During the year, base salaries were reviewed in the light of benchmark data, internal relativities and personal performance. As a result, increases were approved for certain Directors.

Current base salaries for the financial year, together with the previous year’s salaries, are set out below:

  2009/10 2008/09
Marc Bolland £850,000 £757,000
Mark Gunter £540,750 £540,750
Richard Pennycook £540,750 £519,120
Martyn Jones £450,000 £425,000

The increase to Marc Bolland’s base salary, which became effective from 1 August 2008, followed a review carried out by the Remuneration Committee around the time of the second anniversary of his appointment. The review included a comprehensive benchmarking exercise which identified that base salary was significantly below mid-market. Given the base salary positioning, and following consideration of Marc Bolland’s performance during his first two years in role, a mid-year review was deemed appropriate in these exceptional circumstances. Marc Bolland did not receive any further increase in February 2009. Richard Pennycook’s base salary was increased from £519,120 to £540,750 effective from the normal review date of 1 February 2009. Martyn Jones’ base salary was increased with effect from 1 February 2009 from £425,000 to £450,000 reflecting his greater experience since promotion to the Board. Mark Gunter’s base salary, as a result of already being positioned at the mid-market level, was left unchanged. The Remuneration Committee is satisfied that these increases were necessary to enable the Company to pay competitive base salaries and are reasonable in the context of the Directors’ total remuneration packages.

Benefits include health insurance, transport costs and telephone expenses.

Annual bonus

The Remuneration Committee operated an annual bonus plan for Executive Directors and other senior managers during 2008/09.

For 2008/09 the maximum bonus was 100% of base salary, with measurement based upon profit before taxation (excluding exceptionals) and personal objectives, as set out below:

Measures % of bonus potential
Profit before tax, excluding exceptionals 80%
Personal objectives 20%

No bonus was payable for the achievement of personal objectives unless the minimum profit targets had been achieved.

Details of the actual amounts paid for 2008/09 are set out in the Directors’ emoluments table in the Directors’ remuneration report (audited information).
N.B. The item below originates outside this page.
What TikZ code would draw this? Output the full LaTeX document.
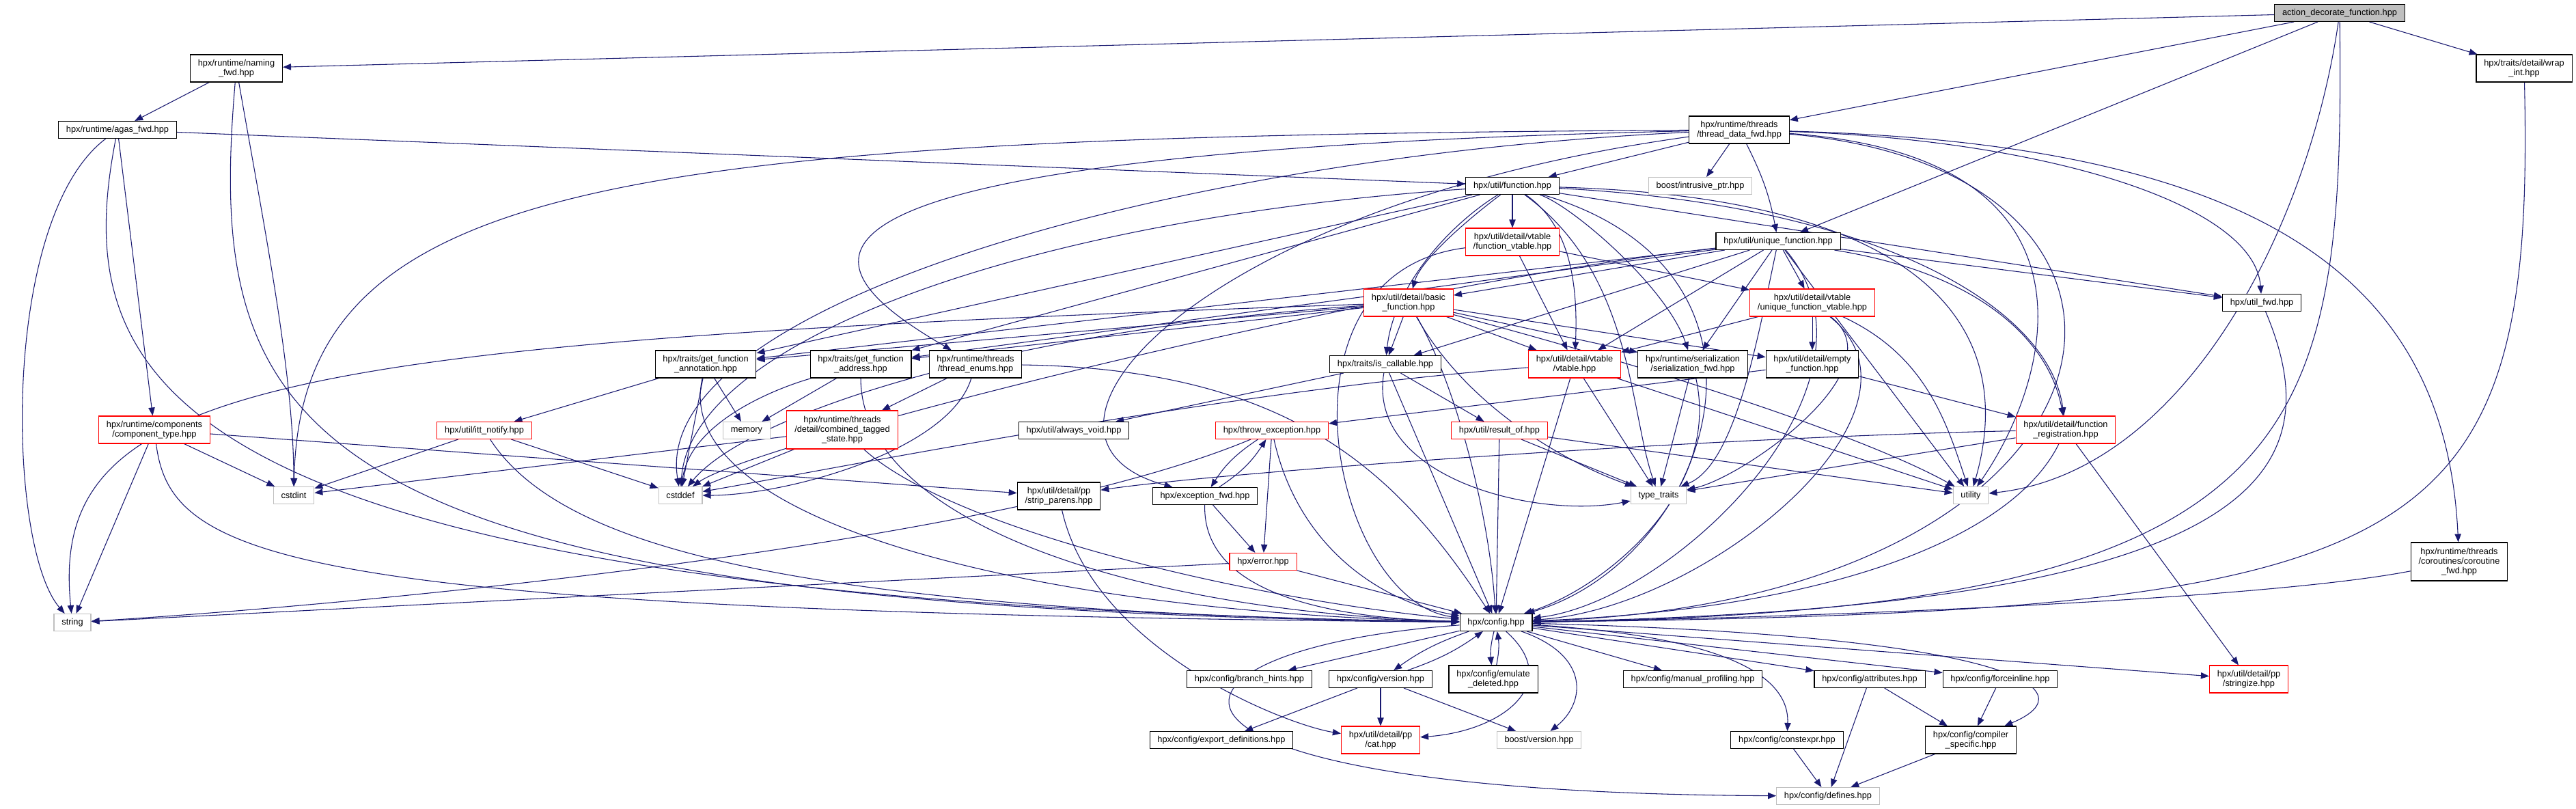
\documentclass[tikz,border=0pt]{standalone}
\usepackage{fontspec}
\setmainfont{Liberation Sans}
\usetikzlibrary{arrows.meta,positioning}
\definecolor{edgeblue}{HTML}{191970}
\definecolor{boxred}{HTML}{FF0000}
\definecolor{sysgray}{HTML}{BFBFBF}
\definecolor{rootgray}{HTML}{BFBFBF}
\newcommand{\hdrfont}{\fontsize{9.6pt}{10.5pt}\selectfont}
\pgfdeclarelayer{background}
\pgfsetlayers{background,main}
\tikzset{
  hdrbox/.style={draw=black,fill=white,line width=0.8pt,
                 font=\hdrfont,align=center,inner xsep=8.5pt,inner ysep=2pt,
                 minimum height=18.75pt},
  redbox/.style={hdrbox,draw=boxred},
  sysbox/.style={hdrbox,draw=sysgray},
  rootbox/.style={hdrbox,fill=rootgray},
  twoline/.style={minimum height=30pt},
  threeline/.style={minimum height=42pt},
  incarr/.style={-{Triangle[length=9pt,width=7pt]},draw=edgeblue,line width=0.8pt}
}

\begin{document}
\begin{tikzpicture}[x=0.75pt,y=-0.75pt]
  \useasboundingbox (0,0) rectangle (3771,1184);
  % top rows
  \node[rootbox] (adf) at (3425,19) {action\_decorate\_function.hpp};
  \node[hdrbox,twoline] (wrapint) at (3695,100) {hpx/traits/detail/wrap\\\_int.hpp};
  \node[hdrbox,twoline] (naming) at (346,100) {hpx/runtime/naming\\\_fwd.hpp};
  \node[hdrbox] (agas) at (172,190) {hpx/runtime/agas\_fwd.hpp};
  \node[hdrbox,twoline] (tdfwd) at (2546,190) {hpx/runtime/threads\\/thread\_data\_fwd.hpp};
  \node[hdrbox] (func) at (2214,272) {hpx/util/function.hpp};
  \node[sysbox] (intrus) at (2489,272) {boost/intrusive\_ptr.hpp};
  \node[redbox,twoline] (funcvt) at (2214,354) {hpx/util/detail/vtable\\/function\_vtable.hpp};
  \node[hdrbox] (ufunc) at (2603,353) {hpx/util/unique\_function.hpp};
  \node[redbox,twoline] (basicf) at (2062,443) {hpx/util/detail/basic\\\_function.hpp};
  \node[redbox,twoline] (ufuncvt) at (2653,443) {hpx/util/detail/vtable\\/unique\_function\_vtable.hpp};
  \node[hdrbox] (utilfwd) at (3311,443) {hpx/util\_fwd.hpp};
  % middle rows
  \node[hdrbox,twoline] (gfannot) at (1033,533) {hpx/traits/get\_function\\\_annotation.hpp};
  \node[hdrbox,twoline] (gfaddr) at (1260,533) {hpx/traits/get\_function\\\_address.hpp};
  \node[hdrbox,twoline] (tenums) at (1428,533) {hpx/runtime/threads\\/thread\_enums.hpp};
  \node[hdrbox] (iscall) at (2028,533) {hpx/traits/is\_callable.hpp};
  \node[redbox,twoline] (vtable) at (2305,533) {hpx/util/detail/vtable\\/vtable.hpp};
  \node[hdrbox,twoline] (serfwd) at (2478,533) {hpx/runtime/serialization\\/serialization\_fwd.hpp};
  \node[hdrbox,twoline] (emptyf) at (2653,533) {hpx/util/detail/empty\\\_function.hpp};
  \node[redbox,twoline] (comptype) at (226,629) {hpx/runtime/components\\/component\_type.hpp};
  \node[redbox] (itt) at (709,630) {hpx/util/itt\_notify.hpp};
  \node[sysbox] (memory) at (1093,630) {memory};
  \node[redbox,threeline] (cts) at (1233,629) {hpx/runtime/threads\\/detail/combined\_tagged\\\_state.hpp};
  \node[hdrbox] (avoid) at (1572,630) {hpx/util/always\_void.hpp};
  \node[redbox] (throwex) at (1862,630) {hpx/throw\_exception.hpp};
  \node[redbox] (resultof) at (2195,630) {hpx/util/result\_of.hpp};
  \node[redbox,twoline] (freg) at (3024,629) {hpx/util/detail/function\\\_registration.hpp};
  \node[sysbox] (cstdint) at (430,725) {cstdint};
  \node[sysbox] (cstddef) at (996,725) {cstddef};
  \node[hdrbox,twoline] (strip) at (1550,726) {hpx/util/detail/pp\\/strip\_parens.hpp};
  \node[hdrbox] (excfwd) at (1764,726) {hpx/exception\_fwd.hpp};
  \node[sysbox] (typetr) at (2428,725) {type\_traits};
  \node[sysbox] (utility) at (2885,725) {utility};
  \node[redbox] (error) at (1849,822) {hpx/error.hpp};
  \node[hdrbox,threeline] (corofwd) at (3600,822) {hpx/runtime/threads\\/coroutines/coroutine\\\_fwd.hpp};
  % config and below
  \node[sysbox] (string) at (106,911) {string};
  \node[hdrbox] (config) at (2190,911) {hpx/config.hpp};
  \node[hdrbox] (branch) at (1829,994) {hpx/config/branch\_hints.hpp};
  \node[hdrbox] (version) at (2021,994) {hpx/config/version.hpp};
  \node[hdrbox,twoline] (emul) at (2186,994) {hpx/config/emulate\\\_deleted.hpp};
  \node[hdrbox] (manprof) at (2478,994) {hpx/config/manual\_profiling.hpp};
  \node[hdrbox] (attrib) at (2737,994) {hpx/config/attributes.hpp};
  \node[hdrbox] (forcein) at (2928,994) {hpx/config/forceinline.hpp};
  \node[redbox,twoline] (stringize) at (3292,994) {hpx/util/detail/pp\\/stringize.hpp};
  \node[hdrbox] (exportdef) at (1788,1083) {hpx/config/export\_definitions.hpp};
  \node[redbox,twoline] (cat) at (2021,1083) {hpx/util/detail/pp\\/cat.hpp};
  \node[sysbox] (bversion) at (2253,1083) {boost/version.hpp};
  \node[hdrbox] (constexpr) at (2616,1083) {hpx/config/constexpr.hpp};
  \node[hdrbox,twoline] (compspec) at (2885,1083) {hpx/config/compiler\\\_specific.hpp};
  \node[sysbox] (defines) at (2676,1165) {hpx/config/defines.hpp};

  \begin{pgfonlayer}{background}
  % root file
  \draw[incarr] (adf) -- (naming);
  \draw[incarr] (adf) -- (tdfwd);
  \draw[incarr] (adf) -- (ufunc);
  \draw[incarr] (adf) -- (wrapint);
  \draw[incarr] (adf) .. controls (3432,650) and (3380,895) .. (config);
  \draw[incarr] (adf) .. controls (3380,330) and (3200,690) .. (utility);
  \draw[incarr] (wrapint) .. controls (3712,820) and (3550,895) .. (config);
  % naming, agas, components
  \draw[incarr] (naming) -- (agas);
  \draw[incarr] (naming) .. controls (300,640) and (420,890) .. (config);
  \draw[incarr] (naming) .. controls (390,350) and (430,550) .. (cstdint);
  \draw[incarr] (agas) -- (func);
  \draw[incarr] (agas) .. controls (0,320) and (10,800) .. (string);
  \draw[incarr] (agas) .. controls (100,560) and (220,880) .. (config);
  \draw[incarr] (agas) -- (comptype);
  \draw[incarr] (comptype) -- (cstdint);
  \draw[incarr] (comptype) -- (string);
  \draw[incarr] (comptype) .. controls (250,820) and (420,895) .. (config);
  \draw[incarr] (comptype) -- (strip);
  \draw[incarr] (itt) -- (cstdint);
  \draw[incarr] (itt) -- (cstddef);
  \draw[incarr] (itt) .. controls (820,800) and (1150,895) .. (config);
  % traits and thread enums
  \draw[incarr] (gfannot) -- (memory);
  \draw[incarr] (gfannot) -- (cstddef);
  \draw[incarr] (gfannot) -- (itt);
  \draw[incarr] (gfannot) .. controls (980,760) and (1500,895) .. (config);
  \draw[incarr] (gfaddr) -- (memory);
  \draw[incarr] (gfaddr) .. controls (1130,570) and (1010,620) .. (cstddef);
  \draw[incarr] (gfaddr) .. controls (1260,760) and (1650,895) .. (config);
  \draw[incarr] (tenums) -- (cts);
  \draw[incarr] (tenums) .. controls (1390,660) and (1150,725) .. (cstddef);
  \draw[incarr] (tenums) .. controls (1900,540) and (2050,700) .. (config);
  \draw[incarr] (cts) -- (cstddef);
  \draw[incarr] (cts) -- (cstdint);
  \draw[incarr] (cts) .. controls (1400,780) and (1850,880) .. (config);
  \draw[incarr] (iscall) -- (avoid);
  \draw[incarr] (iscall) -- (resultof);
  \draw[incarr] (iscall) -- (config);
  \draw[incarr] (iscall) .. controls (2000,700) and (2250,760) .. (typetr);
  \draw[incarr] (resultof) -- (config);
  \draw[incarr] (resultof) -- (typetr);
  \draw[incarr] (resultof) -- (utility);
  % exceptions
  \draw[incarr] (throwex) to[bend right=12] (excfwd);
  \draw[incarr] (excfwd) to[bend right=12] (throwex);
  \draw[incarr] (throwex) -- (error);
  \draw[incarr] (throwex) .. controls (1900,800) and (2020,880) .. (config);
  \draw[incarr] (throwex) .. controls (1480,790) and (600,880) .. (string);
  \draw[incarr] (excfwd) -- (error);
  \draw[incarr] (excfwd) .. controls (1760,870) and (1950,905) .. (config);
  \draw[incarr] (error) -- (string);
  \draw[incarr] (error) -- (config);
  \draw[incarr] (strip) .. controls (1600,950) and (1880,1060) .. (cat);
  % registration, fwd headers
  \draw[incarr] (freg) .. controls (2950,780) and (2700,890) .. (config);
  \draw[incarr] (freg) -- (typetr);
  \draw[incarr] (freg) -- (stringize);
  \draw[incarr] (freg) .. controls (2500,640) and (1800,690) .. (strip);
  \draw[incarr] (utilfwd) .. controls (3420,700) and (3300,890) .. (config);
  \draw[incarr] (corofwd) .. controls (3300,880) and (2600,905) .. (config);
  % thread_data_fwd
  \draw[incarr] (tdfwd) -- (func);
  \draw[incarr] (tdfwd) -- (intrus);
  \draw[incarr] (tdfwd) to[bend left=8] (ufunc);
  \draw[incarr] (tdfwd) .. controls (900,200) and (440,260) .. (cstdint);
  \draw[incarr] (tdfwd) .. controls (1000,225) and (1200,400) .. (tenums);
  \draw[incarr] (tdfwd) .. controls (1700,230) and (950,450) .. (cstddef);
  \draw[incarr] (tdfwd) .. controls (1750,300) and (1450,640) .. (excfwd);
  \draw[incarr] (tdfwd) .. controls (3000,205) and (3300,300) .. (utilfwd);
  \draw[incarr] (tdfwd) .. controls (3300,210) and (3580,400) .. (corofwd);
  \draw[incarr] (tdfwd) .. controls (3100,230) and (3000,560) .. (utility);
  \draw[incarr] (tdfwd) .. controls (3250,250) and (3150,880) .. (config);
  % function.hpp
  \draw[incarr] (func) -- (funcvt);
  \draw[incarr] (func) .. controls (2150,320) and (2080,380) .. (basicf);
  \draw[incarr] (func) .. controls (2120,330) and (2040,420) .. (iscall);
  \draw[incarr] (func) .. controls (2300,330) and (2310,420) .. (vtable);
  \draw[incarr] (func) .. controls (2300,300) and (2440,420) .. (serfwd);
  \draw[incarr] (func) -- (gfannot);
  \draw[incarr] (func) -- (gfaddr);
  \draw[incarr] (func) .. controls (2750,300) and (3000,450) .. (freg);
  \draw[incarr] (func) -- (utilfwd);
  \draw[incarr] (func) .. controls (1500,320) and (1010,500) .. (cstddef);
  \draw[incarr] (func) .. controls (2390,400) and (2385,600) .. (typetr);
  \draw[incarr] (func) .. controls (2850,290) and (2950,500) .. (utility);
  \draw[incarr] (func) .. controls (2650,400) and (2500,820) .. (config);
  % unique_function.hpp
  \draw[incarr] (ufunc) -- (ufuncvt);
  \draw[incarr] (ufunc) -- (basicf);
  \draw[incarr] (ufunc) -- (iscall);
  \draw[incarr] (ufunc) -- (vtable);
  \draw[incarr] (ufunc) -- (serfwd);
  \draw[incarr] (ufunc) -- (gfannot);
  \draw[incarr] (ufunc) -- (gfaddr);
  \draw[incarr] (ufunc) .. controls (2900,400) and (3000,500) .. (freg);
  \draw[incarr] (ufunc) -- (utilfwd);
  \draw[incarr] (ufunc) .. controls (2000,420) and (1100,650) .. (cstddef);
  \draw[incarr] (ufunc) .. controls (2572,500) and (2540,680) .. (typetr);
  \draw[incarr] (ufunc) -- (utility);
  \draw[incarr] (ufunc) .. controls (2780,560) and (2450,880) .. (config);
  % basic_function.hpp
  \draw[incarr] (basicf) -- (emptyf);
  \draw[incarr] (basicf) -- (vtable);
  \draw[incarr] (basicf) -- (serfwd);
  \draw[incarr] (basicf) -- (iscall);
  \draw[incarr] (basicf) -- (gfannot);
  \draw[incarr] (basicf) -- (gfaddr);
  \draw[incarr] (basicf) .. controls (1500,480) and (1100,600) .. (cstddef);
  \draw[incarr] (basicf) .. controls (400,500) and (70,560) .. (string);
  \draw[incarr] (basicf) .. controls (2150,600) and (2300,680) .. (typetr);
  \draw[incarr] (basicf) .. controls (2500,560) and (2750,650) .. (utility);
  \draw[incarr] (basicf) .. controls (2130,560) and (2180,750) .. (config);
  % vtables
  \draw[incarr] (funcvt) -- (vtable);
  \draw[incarr] (funcvt) -- (ufuncvt);
  \draw[incarr] (funcvt) .. controls (1850,400) and (1950,880) .. (config);
  \draw[incarr] (ufuncvt) -- (vtable);
  \draw[incarr] (ufuncvt) -- (emptyf);
  \draw[incarr] (ufuncvt) .. controls (2780,540) and (2550,700) .. (typetr);
  \draw[incarr] (ufuncvt) .. controls (2820,520) and (2850,620) .. (utility);
  \draw[incarr] (ufuncvt) .. controls (2850,600) and (2500,890) .. (config);
  \draw[incarr] (vtable) -- (typetr);
  \draw[incarr] (vtable) .. controls (1800,570) and (1200,690) .. (cstddef);
  \draw[incarr] (vtable) -- (utility);
  \draw[incarr] (vtable) -- (config);
  \draw[incarr] (serfwd) -- (typetr);
  \draw[incarr] (serfwd) .. controls (2520,720) and (2350,860) .. (config);
  \draw[incarr] (emptyf) -- (throwex);
  \draw[incarr] (emptyf) -- (freg);
  % config.hpp
  \draw[incarr] (config) -- (branch);
  \draw[incarr] (config) to[bend right=8] (version);
  \draw[incarr] (version) to[bend right=8] (config);
  \draw[incarr] (config) to[bend right=10] (emul);
  \draw[incarr] (emul) to[bend right=10] (config);
  \draw[incarr] (config) -- (manprof);
  \draw[incarr] (config) -- (attrib);
  \draw[incarr] (config) -- (forcein);
  \draw[incarr] (config) -- (stringize);
  \draw[incarr] (config) .. controls (2290,1000) and (2200,1070) .. (cat);
  \draw[incarr] (config) .. controls (2330,960) and (2320,1030) .. (bversion);
  \draw[incarr] (config) .. controls (2500,930) and (2620,980) .. (constexpr);
  \draw[incarr] (config) .. controls (2950,930) and (3060,1010) .. (compspec);
  \draw[incarr] (config) .. controls (1650,950) and (1600,1160) .. (defines);
  \draw[incarr] (version) -- (exportdef);
  \draw[incarr] (version) -- (cat);
  \draw[incarr] (version) -- (bversion);
  \draw[incarr] (attrib) -- (defines);
  \draw[incarr] (attrib) -- (compspec);
  \draw[incarr] (forcein) -- (compspec);
  \draw[incarr] (constexpr) -- (defines);
  \draw[incarr] (compspec) -- (defines);
  \end{pgfonlayer}
\end{tikzpicture}
\end{document}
For the 2009/10 annual bonus plan, maximum bonus potential will remain at 100% of base salary.

In addition to profit before tax (excluding exceptionals) and personal objectives, strategic corporate scorecard measures structured around financial objectives, operational excellence, customers and employees have been introduced, as set out below:

Measures % of bonus potential
Profit before tax, excluding exceptionals 65%
Strategic corporate scorecard measures 20%
Personal objectives 15%

No bonus will be payable for the achievement of strategic corporate scorecard measures or personal objectives unless the minimum profit target has been achieved.

Specific performance targets have not been disclosed as they are considered to be commercially confidential but they will be demanding and require performance significantly better than plan for full payout.

The arrangements will be operated for other senior managers on similar terms to the above but at reduced levels.